3 Common CRM Data Mistakes That Create Compliance Risk in Europe

Simon Wells
Authored by Simon Wells
Posted Thursday, March 5th, 2026

A lot of CRM risk does not come from some dramatic data breach headline. It usually starts with ordinary habits inside busy teams, a few extra fields added to a form, a spreadsheet export no one owns, old customer records left sitting there because deleting them feels risky. Then six months later, nobody is fully sure what is stored, why it is stored, or who can access it.

That is also why modern CRM software needs to be treated as part of operational governance, not just sales tooling. ServiceNow’s CRM positioning, for example, reflects how customer service, field service, and sales/order workflows now sit closer together, which means more teams touch customer data across the lifecycle.

The issue in Europe is not that businesses use CRM systems. It is that growth often outpaces discipline. Once that happens, compliance problems creep in through everyday process decisions.

1) Collecting too much customer data "just in case"

This is the most common one, and honestly the easiest mistake to make.

A team adds a few profile fields because they might be useful later. Another team starts storing extra notes in free-text boxes. Someone connects a new enrichment source. None of that feels serious in the moment, but it creates a bigger problem: the purpose for collecting the data gets blurry.

The EDPB’s data protection basics guidance is very clear on the practical basics here: only collect what is necessary, keep it accurate, and delete it when no longer needed. It sounds simple, but in CRM environments it gets messy fast because multiple teams all want "just one more field."

A good rule is boring but effective: every field should have a reason, an owner, and a clear use.

2) Letting data become fragmented and unreliable across teams

Even when data collection starts out fine, CRM records often drift.

Sales has one version of the customer. Support has another. Finance has a different address in an invoice system. Then somebody exports a CSV for a campaign and now there is a fourth version floating around. At that point, accuracy is not just a quality issue, it becomes a compliance and customer trust issue too.

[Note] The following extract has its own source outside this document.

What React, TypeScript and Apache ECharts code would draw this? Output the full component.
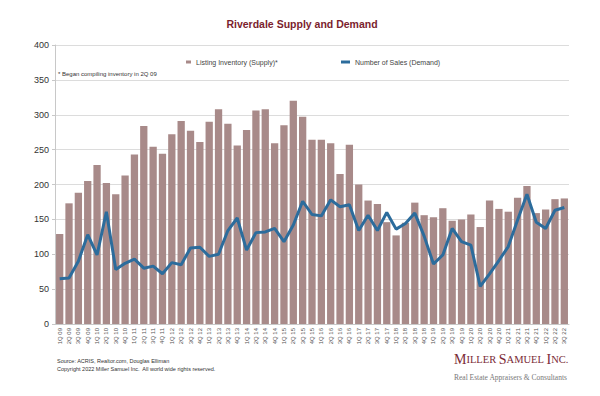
import React, { useEffect, useRef } from "react";
import * as echarts from "echarts";

const categories = [
  "1Q 09", "2Q 09", "3Q 09", "4Q 09",
  "1Q 10", "2Q 10", "3Q 10", "4Q 10",
  "1Q 11", "2Q 11", "3Q 11", "4Q 11",
  "1Q 12", "2Q 12", "3Q 12", "4Q 12",
  "1Q 13", "2Q 13", "3Q 13", "4Q 13",
  "1Q 14", "2Q 14", "3Q 14", "4Q 14",
  "1Q 15", "2Q 15", "3Q 15", "4Q 15",
  "1Q 16", "2Q 16", "3Q 16", "4Q 16",
  "1Q 17", "2Q 17", "3Q 17", "4Q 17",
  "1Q 18", "2Q 18", "3Q 18", "4Q 18",
  "1Q 19", "2Q 19", "3Q 19", "4Q 19",
  "1Q 20", "2Q 20", "3Q 20", "4Q 20",
  "1Q 21", "2Q 21", "3Q 21", "4Q 21",
  "1Q 22", "2Q 22", "3Q 22",
];

const supply = [
  129, 173, 188, 205,
  228, 202, 186, 213,
  243, 284, 254, 244,
  272, 291, 277, 261,
  290, 308, 287, 256,
  278, 306, 308, 259,
  285, 320, 297, 264,
  264, 259, 215, 257,
  200, 177, 172, 146,
  127, 145, 174, 156,
  153, 166, 148, 150,
  157, 139, 177, 165,
  161, 181, 198, 159,
  164, 179, 180,
];

const demand = [
  65, 66, 90, 128,
  99, 161, 78, 87,
  93, 80, 83, 72,
  88, 85, 109, 110,
  97, 100, 134, 152,
  106, 131, 132, 137,
  118, 142, 176, 157,
  155, 178, 168, 171,
  134, 156, 134, 160,
  136, 144, 159, 126,
  86, 99, 137, 118,
  113, 54, 72, 91,
  111, 149, 186, 146,
  137, 163, 167,
];

const SUPPLY_NAME = "Listing Inventory (Supply)*";
const DEMAND_NAME = "Number of Sales (Demand)";
const TITLE = "Riverdale Supply and Demand";
const NOTE = "* Began compiling inventory in 2Q 09";
const SOURCE = "Source: ACRIS, Realtor.com, Douglas Elliman";
const COPYRIGHT = "Copyright 2022 Miller Samuel Inc.  All world wide rights reserved.";

const SANS = "'Liberation Sans', Arial, sans-serif";
const SERIF = "'Liberation Serif', 'Times New Roman', serif";

export default function App() {
  const ref = useRef<HTMLDivElement>(null);

  useEffect(() => {
    document.body.style.margin = "0";
    if (!ref.current) return;
    const chart = echarts.init(ref.current, undefined, { renderer: "svg" });
    chart.setOption({
      animation: false,
      backgroundColor: "#ffffff",
      grid: { left: 55, right: 31, top: 45, bottom: 72, containLabel: false },
      legend: [
        {
          data: [{ name: SUPPLY_NAME, icon: "rect" }],
          left: 186,
          top: 57,
          itemWidth: 5,
          itemHeight: 3,
          padding: 0,
          textStyle: { fontFamily: SANS, fontSize: 7, color: "#444", lineHeight: 10 },
          selectedMode: false,
        },
        {
          data: [{ name: DEMAND_NAME, icon: "rect" }],
          left: 341,
          top: 57,
          itemWidth: 9,
          itemHeight: 3,
          padding: 0,
          textStyle: { fontFamily: SANS, fontSize: 7, color: "#444", lineHeight: 10 },
          selectedMode: false,
        },
      ],
      xAxis: {
        type: "category",
        data: categories,
        axisLine: { show: true, lineStyle: { color: "#c8c8c8" } },
        axisTick: { show: false },
        axisLabel: {
          interval: 0,
          rotate: 90,
          fontFamily: SANS,
          fontSize: 6,
          color: "#555",
          margin: 4,
        },
      },
      yAxis: {
        type: "value",
        min: 0,
        max: 400,
        interval: 50,
        axisLine: { show: true, lineStyle: { color: "#c8c8c8" } },
        axisTick: { show: true, length: 3, lineStyle: { color: "#c8c8c8" } },
        axisLabel: { fontFamily: SANS, fontSize: 9, color: "#333", margin: 6 },
        splitLine: { lineStyle: { color: "#dcdcdc", width: 1 } },
      },
      series: [
        {
          name: SUPPLY_NAME,
          type: "bar",
          data: supply,
          barWidth: "78%",
          itemStyle: { color: "#a88a89" },
          z: 2,
        },
        {
          name: DEMAND_NAME,
          type: "line",
          data: demand,
          symbol: "none",
          lineStyle: { color: "#2c6c9c", width: 3 },
          itemStyle: { color: "#2c6c9c" },
          z: 3,
        },
      ],
      graphic: [
        {
          type: "text",
          x: 302,
          y: 24,
          style: {
            text: TITLE,
            fontFamily: SANS,
            fontSize: 10.5,
            fontWeight: "bold",
            fill: "#7b1e2e",
            textAlign: "center",
            textVerticalAlign: "middle",
          },
        },
        {
          type: "text",
          x: 58,
          y: 74,
          style: {
            text: NOTE,
            fontFamily: SANS,
            fontSize: 6,
            fill: "#333",
            textAlign: "left",
            textVerticalAlign: "middle",
          },
        },
        {
          type: "text",
          x: 57,
          y: 361,
          style: {
            text: SOURCE,
            fontFamily: SANS,
            fontSize: 5.5,
            fill: "#333",
            textAlign: "left",
            textVerticalAlign: "middle",
          },
        },
        {
          type: "text",
          x: 57,
          y: 369,
          style: {
            text: COPYRIGHT,
            fontFamily: SANS,
            fontSize: 5.5,
            fill: "#333",
            textAlign: "left",
            textVerticalAlign: "middle",
          },
        },
        {
          type: "text",
          x: 454,
          y: 366,
          style: {
            text: "{b|M}{s|ILLER }{b|S}{s|AMUEL }{b|I}{s|NC.}",
            textAlign: "left",
            textVerticalAlign: "bottom",
            rich: {
              b: { fontFamily: SERIF, fontSize: 14, fill: "#7a2a36" },
              s: { fontFamily: SERIF, fontSize: 10.5, fill: "#7a2a36" },
            },
          },
        },
        {
          type: "text",
          x: 454,
          y: 377,
          style: {
            text: "Real Estate Appraisers & Consultants",
            fontFamily: SERIF,
            fontSize: 7.5,
            fill: "#777",
            textAlign: "left",
            textVerticalAlign: "middle",
          },
        },
      ],
    });
    return () => chart.dispose();
  }, []);

  return <div ref={ref} style={{ width: 600, height: 396 }} />;
}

This is where people underestimate the operational side of privacy. If a customer asks what you hold on them, or asks for a correction, fragmented records create delays and mistakes. You end up spending more time hunting for data than using it.

The fix is not glamorous. Map where customer data enters, where it syncs, and who is allowed to change key fields. Do that once, properly, and half the confusion disappears.

3) Keeping data too long because deletion feels hard

A lot of businesses have a retention policy on paper, but not in practice.

The real pattern is more like this: "leave it for now, we might need it later." The problem is that old data increases risk, clutters CRM workflows, and makes it harder to know what is still relevant. The Irish DPC, when considering data security, emphasizes practical controls like access security and organizational discipline, and that same mindset applies to retention too. If you keep too much, you create more to protect.

A better approach is to tie retention to actual lifecycle events: inactive account, closed case, lapsed customer, fulfilled order, and so on. That makes deletion part of the workflow instead of a future clean-up project that never happens.

Why this matters more now

AI and automation raise the stakes, because they scale whatever conditions already exist. Clean, well-scoped CRM data helps. Bloated, stale, unclear data spreads problems faster.

If you want a simple way to stay current on the broader conversation, even outside privacy guidance, a tech updates page is a useful source for EU tech updates and context around how digital operations are changing.

In practice, the companies that handle CRM data well are not doing anything flashy. They collect less, organize better, and delete on purpose. That is what lowers compliance risk, and weirdly enough, it usually makes customer experience better too.